Dr. Ngozi Ezike: (26:51)

Marianne: (26:51)
Will you start giving us the numbers daily again or are we going to get them weekly?

Dr. Ngozi Ezike: (27:00)
I mean, I think the answer to that is whatever would be helpful to signal the appropriate alarm. Sorry, I’m stuck here. Signal the appropriate alarm and make sure that people are educated with what is happening. If that is what is helpful. Obviously, it is a resource to and time on our already stretched out staff, but we want to make sure that we make the data available to people so that they can make the most informed decision.

Marianne: (27:27)
I would think you all have that.

Speaker 10: (27:29)
It’s updated daily on the website, Marianne. Yeah.

Marianne: (27:30)
Oh, I thought it was weekly.

Speaker 10: (27:31)
No, it’s updated daily.

Marianne: (27:31)
I’m sorry.

Speaker 10: (27:31)

Speaker 9: (27:33)
Last question. Did someone who didn’t get a question have a question? Did you get one yet?

Speaker 11: (27:41)
Yeah, go ahead.

Speaker 9: (27:41)

Speaker 12: (27:41)
Governor, is the state considering to have extra beds available, like in the past where the National Guard was called and there was different areas like the McCormick Place with additional beds?

Governor Pritzger: (27:54)
Well, like I said earlier, the issue is less one of space now than it is of personnel.

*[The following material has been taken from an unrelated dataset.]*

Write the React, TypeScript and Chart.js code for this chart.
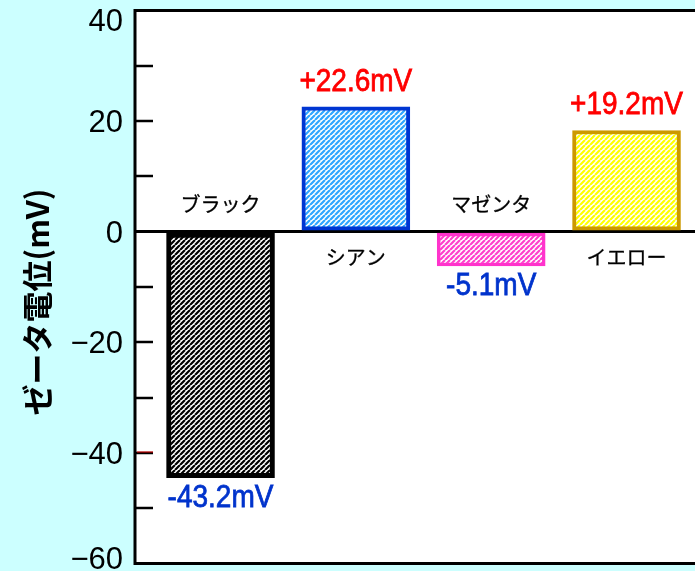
import React, { useEffect, useRef } from "react";
import { Chart, registerables } from "chart.js";

Chart.register(...registerables);

// ---- data ----
const categories = ["ブラック", "シアン", "マゼンタ", "イエロー"];
const positions = [1, 2, 3, 4];
const zetaValues = [-44.5, 22.6, -6.2, 18.3];
const valueLabels = ["-43.2mV", "+22.6mV", "-5.1mV", "+19.2mV"];
const yMin = -60;
const yMax = 40;
const yMinorStep = 10;
const yMajorStep = 20;
const axisTitle = "ゼータ電位(mV)";

// ---- styles ----
const hatchColors = ["#000000", "#2ea6ff", "#ff40cc", "#ffff00"];
const borderColors = ["#000000", "#0036d2", "#ff33cc", "#cc9900"];
const borderWidths = [5, 4, 3.5, 4];
const positiveLabelColor = "#ff0000";
const negativeLabelColor = "#0033cc";
const bgColor = "#ccffff";

function makeHatch(color: string): CanvasPattern | string {
  const s = 5;
  const c = document.createElement("canvas");
  c.width = s;
  c.height = s;
  const g = c.getContext("2d");
  if (!g) return color;
  g.fillStyle = "#ffffff";
  g.fillRect(0, 0, s, s);
  g.strokeStyle = color;
  g.lineWidth = 2.2;
  g.beginPath();
  for (let k = -1; k <= 1; k++) {
    g.moveTo(k * s, s);
    g.lineTo(k * s + s, 0);
  }
  g.stroke();
  const p = g.createPattern(c, "repeat");
  return p || color;
}

const decorPlugin = {
  id: "decor",
  beforeDraw(chart: any) {
    const { ctx, chartArea: a, width, height } = chart;
    ctx.save();
    ctx.fillStyle = bgColor;
    ctx.fillRect(0, 0, width, height);
    ctx.fillStyle = "#ffffff";
    ctx.fillRect(a.left, a.top, a.right - a.left, a.bottom - a.top);
    ctx.restore();
  },
  afterDraw(chart: any) {
    const { ctx, chartArea: a, height } = chart;
    const ys = chart.scales.y;
    ctx.save();
    // frame
    ctx.strokeStyle = "#000";
    ctx.lineWidth = 3;
    ctx.beginPath();
    ctx.moveTo(a.right + 5, a.top);
    ctx.lineTo(a.left, a.top);
    ctx.lineTo(a.left, a.bottom);
    ctx.lineTo(a.right + 5, a.bottom);
    ctx.stroke();
    // inward ticks and tick labels
    ys.ticks.forEach((t: any) => {
      const py = Math.round(ys.getPixelForValue(t.value));
      if (t.value % yMajorStep === 0) {
        ctx.fillStyle = "#000";
        ctx.font = "31px 'Liberation Sans', Arial, sans-serif";
        ctx.textAlign = "right";
        ctx.textBaseline = "middle";
        const lbl = t.value < 0 ? "\u2212" + Math.abs(t.value) : String(t.value);
        const ly = Math.min(Math.max(py + 2, a.top + 12), height - 11);
        ctx.fillText(lbl, a.left - 12, ly);
      }
      if (t.value === 0 || t.value === yMax || t.value === yMin) return;
      ctx.strokeStyle = "#000";
      ctx.lineWidth = 2.5;
      ctx.beginPath();
      ctx.moveTo(a.left, py);
      ctx.lineTo(a.left + 18, py);
      ctx.stroke();
      if (t.value === -40) {
        ctx.strokeStyle = "#e00000";
        ctx.lineWidth = 1;
        ctx.beginPath();
        ctx.moveTo(a.left + 2, py - 1);
        ctx.lineTo(a.left + 18, py - 1);
        ctx.stroke();
      }
    });
    // labels
    const zeroY = ys.getPixelForValue(0);
    const meta = chart.getDatasetMeta(0);
    meta.data.forEach((bar: any, i: number) => {
      const { x, y } = bar.getProps(["x", "y"], true);
      const v = zetaValues[i];
      ctx.textAlign = "center";
      ctx.textBaseline = "middle";
      ctx.fillStyle = "#000";
      ctx.strokeStyle = "#000";
      ctx.lineWidth = 0.3;
      ctx.font = "20px 'Noto Sans CJK JP'";
      const cy = v < 0 ? zeroY - 27 : zeroY + 26;
      ctx.fillText(categories[i], x, cy);
      ctx.strokeText(categories[i], x, cy);
      ctx.save();
      ctx.font = "32px 'Liberation Sans', Arial, sans-serif";
      const col = v < 0 ? negativeLabelColor : positiveLabelColor;
      ctx.fillStyle = col;
      ctx.strokeStyle = col;
      ctx.lineWidth = 0.8;
      const ly = v < 0 ? y + 20 : y - 25;
      ctx.translate(x, ly);
      ctx.scale(0.875, 1);
      ctx.fillText(valueLabels[i], 0, 0);
      ctx.strokeText(valueLabels[i], 0, 0);
      ctx.restore();
    });
    // axis title
    ctx.translate(37, (a.top + a.bottom) / 2 + 15);
    ctx.rotate(-Math.PI / 2);
    ctx.fillStyle = "#000";
    ctx.font = "bold 31px 'Noto Sans CJK JP'";
    ctx.textAlign = "center";
    ctx.textBaseline = "middle";
    ctx.fillText(axisTitle, 0, 0);
    ctx.restore();
  },
};

export default function App() {
  const ref = useRef<HTMLCanvasElement | null>(null);

  useEffect(() => {
    const canvas = ref.current;
    if (!canvas) return;
    const chart = new Chart(canvas, {
      type: "bar",
      data: {
        datasets: [
          {
            data: positions.map((p, i) => ({ x: p, y: zetaValues[i] })),
            backgroundColor: hatchColors.map((c) => makeHatch(c)),
            borderColor: borderColors,
            borderWidth: borderWidths,
            borderSkipped: false,
            barThickness: 108,
          } as any,
        ],
      },
      options: {
        responsive: false,
        animation: false,
        events: [],
        layout: { padding: { top: 10.5, bottom: 7.5, left: 0, right: 0 } },
        plugins: {
          legend: { display: false },
          tooltip: { enabled: false },
          title: { display: false },
        },
        scales: {
          x: {
            type: "linear",
            display: false,
            offset: false,
            min: 0.368,
            max: 4.506,
          },
          y: {
            min: yMin,
            max: yMax,
            afterFit: (scale: any) => {
              scale.width = 135;
            },
            border: { display: false },
            grid: {
              drawTicks: false,
              color: (ctx: any) => (ctx.tick && ctx.tick.value === 0 ? "#000" : "rgba(0,0,0,0)"),
              lineWidth: (ctx: any) => (ctx.tick && ctx.tick.value === 0 ? 3 : 0),
            },
            ticks: {
              display: false,
              stepSize: yMinorStep,
              autoSkip: false,
            },
          },
        },
      },
      plugins: [decorPlugin],
    });
    return () => chart.destroy();
  }, []);

  return (
    <div style={{ position: "fixed", left: 0, top: 0, width: 695, height: 571, background: bgColor }}>
      <canvas ref={ref} width={695} height={571} style={{ display: "block" }} />
    </div>
  );
}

As you know, our National Guard is really made up of Illinoisans already. If they’re medical personnel, we’d be taking them out of some other facility in order to deploy them for this, somewhere where they may likely be treating someone with COVID-19 or maintaining our hospital availability. The answer is no. We don’t currently have a plan to build out more space or to put more beds in somewhere. Our biggest concern is staffing. Again, we’ve deployed staffing from state government, what we have available and what we’ve contracted for and kept in place, those contracts, to places like Southern Illinois, where this is the biggest problem of any region.

Speaker 9: (28:46)
All right. This is the last one. Craig, last one. Okay, Marianne, Craig, and then we’re done here.

Governor Pritzger: (28:53)

Craig: (28:54)
The question about capacity limits, obviously you’re talking about indoor masks, so we’ve got issues of how many people can be in there, if they’re going to be crowded in with masks, are you considering any kind of capacity limits? And if not, why not?

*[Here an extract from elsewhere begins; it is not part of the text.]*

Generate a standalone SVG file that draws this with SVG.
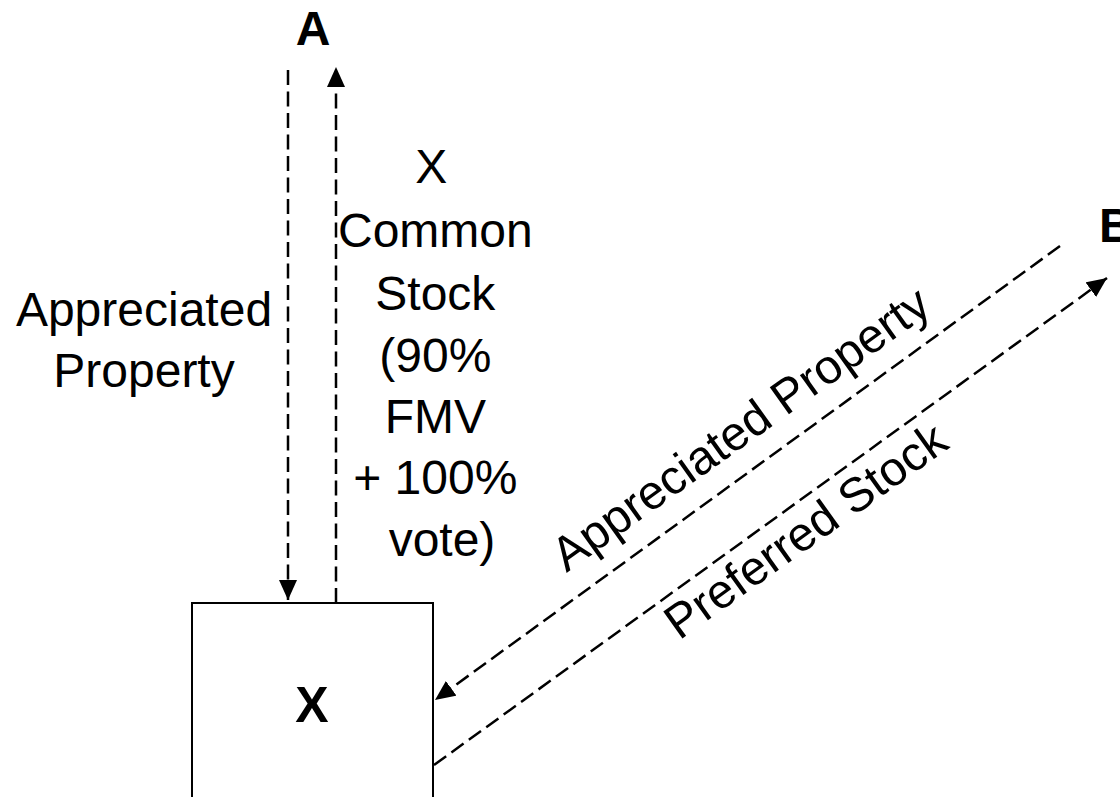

Governor Pritzger: (29:07)
Well, as I’ve said, there’s obviously a menu of things you’ve seen us deploy over the course of the last year and a half. That’s not something that we’re currently looking at. I wouldn’t hope or anticipate that we would go back to something like that. But again, I think we all know when these numbers get to a place where it gets out of control or it’s at a place where we truly can’t treat people in hospitals, you have to take further steps. I don’t anticipate that we’ll get there and that’s not something that’s currently on the table.

Speaker 9: (29:37)

Marianne: (29:38)
Governor, are your campaign commercials, were your too soon? It seemed as if you were saying mission accomplished.

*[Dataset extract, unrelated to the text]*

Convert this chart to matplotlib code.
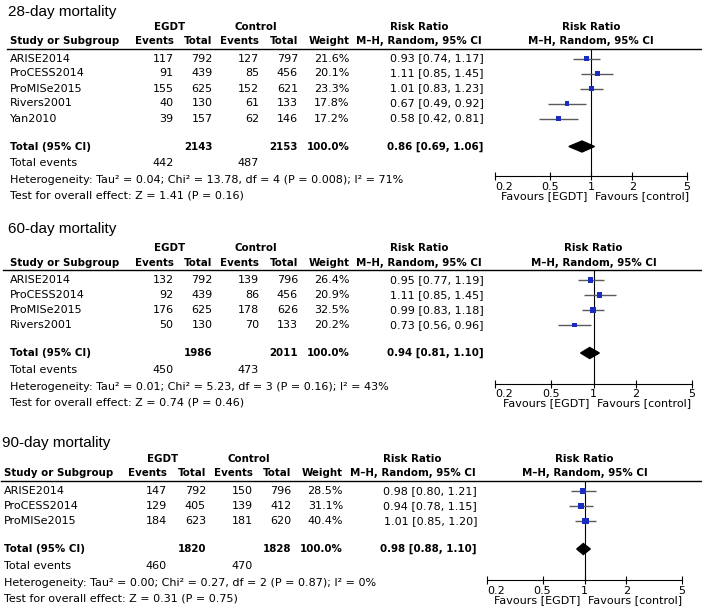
import numpy as np
import matplotlib
matplotlib.use("Agg")
import matplotlib.pyplot as plt
from matplotlib.patches import Polygon

# ---- data: 28-day mortality
studies_28 = ["ARISE2014", "ProCESS2014", "ProMISe2015", "Rivers2001", "Yan2010"]
egdt_ev_28 = [117, 91, 155, 40, 39]
egdt_n_28 = [792, 439, 625, 130, 157]
ctrl_ev_28 = [127, 85, 152, 61, 62]
ctrl_n_28 = [797, 456, 621, 133, 146]
weight_28 = [21.6, 20.1, 23.3, 17.8, 17.2]
rr_28 = [0.93, 1.11, 1.01, 0.67, 0.58]
lo_28 = [0.74, 0.85, 0.83, 0.49, 0.42]
hi_28 = [1.17, 1.45, 1.23, 0.92, 0.81]
total_28 = [2143, 2153, 442, 487]
pooled_28 = [0.86, 0.69, 1.06]
het_28 = ["0.04", "13.78", 4, "0.008", 71]
overall_28 = ["1.41", "0.16"]

# ---- data: 60-day mortality
studies_60 = ["ARISE2014", "ProCESS2014", "ProMISe2015", "Rivers2001"]
egdt_ev_60 = [132, 92, 176, 50]
egdt_n_60 = [792, 439, 625, 130]
ctrl_ev_60 = [139, 86, 178, 70]
ctrl_n_60 = [796, 456, 626, 133]
weight_60 = [26.4, 20.9, 32.5, 20.2]
rr_60 = [0.95, 1.11, 0.99, 0.73]
lo_60 = [0.77, 0.85, 0.83, 0.56]
hi_60 = [1.19, 1.45, 1.18, 0.96]
total_60 = [1986, 2011, 450, 473]
pooled_60 = [0.94, 0.81, 1.10]
het_60 = ["0.01", "5.23", 3, "0.16", 43]
overall_60 = ["0.74", "0.46"]

# ---- data: 90-day mortality
studies_90 = ["ARISE2014", "ProCESS2014", "ProMISe2015"]
egdt_ev_90 = [147, 129, 184]
egdt_n_90 = [792, 405, 623]
ctrl_ev_90 = [150, 139, 181]
ctrl_n_90 = [796, 412, 620]
weight_90 = [28.5, 31.1, 40.4]
rr_90 = [0.98, 0.94, 1.01]
lo_90 = [0.80, 0.78, 0.85]
hi_90 = [1.21, 1.15, 1.20]
total_90 = [1820, 1828, 460, 470]
pooled_90 = [0.98, 0.88, 1.10]
het_90 = ["0.00", "0.27", 2, "0.87", 0]
overall_90 = ["0.31", "0.75"]

ticks = [0.2, 0.5, 1, 2, 5]

W, H = 702, 609
FS = 8.0      # regular text
FSB = 7.35    # bold text (reference bold runs narrower)
BLUE = "#1b2cc0"
GREY = "#5a5a5a"

fig = plt.figure(figsize=(W / 100, H / 100), dpi=100)
bg = fig.add_axes([0, 0, 1, 1])
bg.set_xlim(0, W)
bg.set_ylim(H, 0)
bg.axis("off")


def txt(x, y, s, ha="right", bold=False, **kw):
    bg.text(x, y, s, ha=ha, va="center", fontsize=FSB if bold else FS,
            fontweight="bold" if bold else "normal", family="DejaVu Sans", **kw)


def panel(title, title_y, line_y, first_y, dx, ax_x0, ax_x1, ax_y, line_x0,
          studies, e_ev, e_n, c_ev, c_n, wt, rr, lo, hi, tot, pooled, het, overall):
    # column anchors (pixels)
    c_name = 10 + dx
    c_eev, c_en, c_cev, c_cn, c_w, c_rr = [v + dx for v in (173.5, 212.5, 259, 298, 349.5, 483.5)]
    rr_head = 419 + dx
    plot_head = (ax_x0 + ax_x1) / 2

    bg.text(c_name - 2, title_y, title, ha="left", va="center", fontsize=11,
            family="Liberation Sans")
    hy1, hy2 = line_y - 22, line_y - 7
    txt(169.5 + dx, hy1, "EGDT", ha="center", bold=True)
    txt(255.5 + dx, hy1, "Control", ha="center", bold=True)
    txt(rr_head, hy1, "Risk Ratio", ha="center", bold=True)
    txt(plot_head, hy1, "Risk Ratio", ha="center", bold=True)
    txt(c_name, hy2, "Study or Subgroup", ha="left", bold=True)
    for x, s in [(c_eev, "Events"), (c_en, "Total"), (c_cev, "Events"),
                 (c_cn, "Total"), (c_w, "Weight")]:
        txt(x, hy2, s, bold=True)
    txt(rr_head, hy2, "M\u2013H, Random, 95% CI", ha="center", bold=True)
    txt(plot_head, hy2, "M\u2013H, Random, 95% CI", ha="center", bold=True)
    bg.plot([line_x0, W], [line_y, line_y], color="black", lw=1.0)

    ys = first_y + 15 * np.arange(len(studies))
    for i, y in enumerate(ys):
        txt(c_name, y, studies[i], ha="left")
        txt(c_eev, y, str(e_ev[i]))
        txt(c_en, y, str(e_n[i]))
        txt(c_cev, y, str(c_ev[i]))
        txt(c_cn, y, str(c_n[i]))
        txt(c_w, y, f"{wt[i]:.1f}%")
        txt(c_rr, y, f"{rr[i]:.2f} [{lo[i]:.2f}, {hi[i]:.2f}]")

    ty = ys[-1] + 28
    txt(c_name, ty, "Total (95% CI)", ha="left", bold=True)
    txt(c_en, ty, str(tot[0]), bold=True)
    txt(c_cn, ty, str(tot[1]), bold=True)
    txt(c_w, ty, "100.0%", bold=True)
    txt(c_rr, ty, f"{pooled[0]:.2f} [{pooled[1]:.2f}, {pooled[2]:.2f}]", bold=True)
    txt(c_name, ty + 17, "Total events", ha="left")
    txt(c_eev, ty + 17, str(tot[2]))
    txt(c_cev, ty + 17, str(tot[3]))
    txt(c_name, ty + 33.5, f"Heterogeneity: Tau\u00b2 = {het[0]}; Chi\u00b2 = {het[1]}, "
        f"df = {het[2]} (P = {het[3]}); I\u00b2 = {het[4]}%", ha="left")
    txt(c_name, ty + 49.5, f"Test for overall effect: Z = {overall[0]} (P = {overall[1]})",
        ha="left")

    # forest axes, y data = pixel rows
    ax = fig.add_axes([ax_x0 / W, 1 - ax_y / H, (ax_x1 - ax_x0) / W, (ax_y - line_y) / H])
    ax.set_xscale("log")
    ax.set_xlim(0.2, 5)
    ax.set_ylim(ax_y, line_y)
    ax.patch.set_alpha(0)
    for s in ("top", "left", "right"):
        ax.spines[s].set_visible(False)
    ax.spines["bottom"].set_linewidth(0.8)
    ax.set_yticks([])
    ax.set_xticks(ticks)
    ax.set_xticklabels(["0.2", "0.5", "1", "2", "5"])
    ax.minorticks_off()
    ax.tick_params(axis="x", direction="inout", length=6, width=0.8, pad=1,
                   labelsize=FS)
    ax.get_xticklabels()[0].set_ha("left")
    ax.axvline(1, color="black", lw=0.8)
    ax.hlines(ys, lo, hi, color=GREY, lw=1.0)
    side = 1.1 * np.sqrt(np.array(wt)) * 0.72
    ax.scatter(rr, ys, marker="s", s=side ** 2, color=BLUE, zorder=3, linewidths=0)
    ax.add_patch(Polygon([(pooled[1], ty), (pooled[0], ty - 5.5), (pooled[2], ty),
                          (pooled[0], ty + 5.5)], closed=True, color="black", zorder=3))
    ax.set_clip_on(False)

    one = ax_x0 + (ax_x1 - ax_x0) * np.log(1 / 0.2) / np.log(25)
    fy = ax_y + 20
    txt(one - 47, fy, "Favours [EGDT]", ha="center")
    txt(one + 51, fy, "Favours [control]", ha="center")


panel("28-day mortality", 12, 48.5, 58.5, 0, 495, 687, 176, 7,
      studies_28, egdt_ev_28, egdt_n_28, ctrl_ev_28, ctrl_n_28, weight_28,
      rr_28, lo_28, hi_28, total_28, pooled_28, het_28, overall_28)
panel("60-day mortality", 229.5, 270, 280, 0, 495, 692, 383.5, 3,
      studies_60, egdt_ev_60, egdt_n_60, ctrl_ev_60, ctrl_n_60, weight_60,
      rr_60, lo_60, hi_60, total_60, pooled_60, het_60, overall_60)
panel("90-day mortality", 442.5, 480.5, 491, -6.5, 487, 682, 580, 1,
      studies_90, egdt_ev_90, egdt_n_90, ctrl_ev_90, ctrl_n_90, weight_90,
      rr_90, lo_90, hi_90, total_90, pooled_90, het_90, overall_90)

fig.savefig("out.png", dpi=100)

Governor Pritzger: (29:44)
Oh no, that’s not the case. I’ll just say, number one, I think one of the messages here has been that the people of Illinois actually have done most of the work here to keep people safe. It’s they who are wearing masks. It is they who are getting vaccinated. To the extent there’s any advertising about it, it’s really just about leadership. It’s about just reminding people that when you’re in a crisis, it takes real leaders to step up and do the right thing.

Speaker 9: (30:12)
All right. Thanks, everyone.

Governor Pritzger: (30:12)
Thank you.

Speaker 13: (30:12)
Governor, can you detail the studies on which your making this decision for a statewide mask mandate? People just want to know.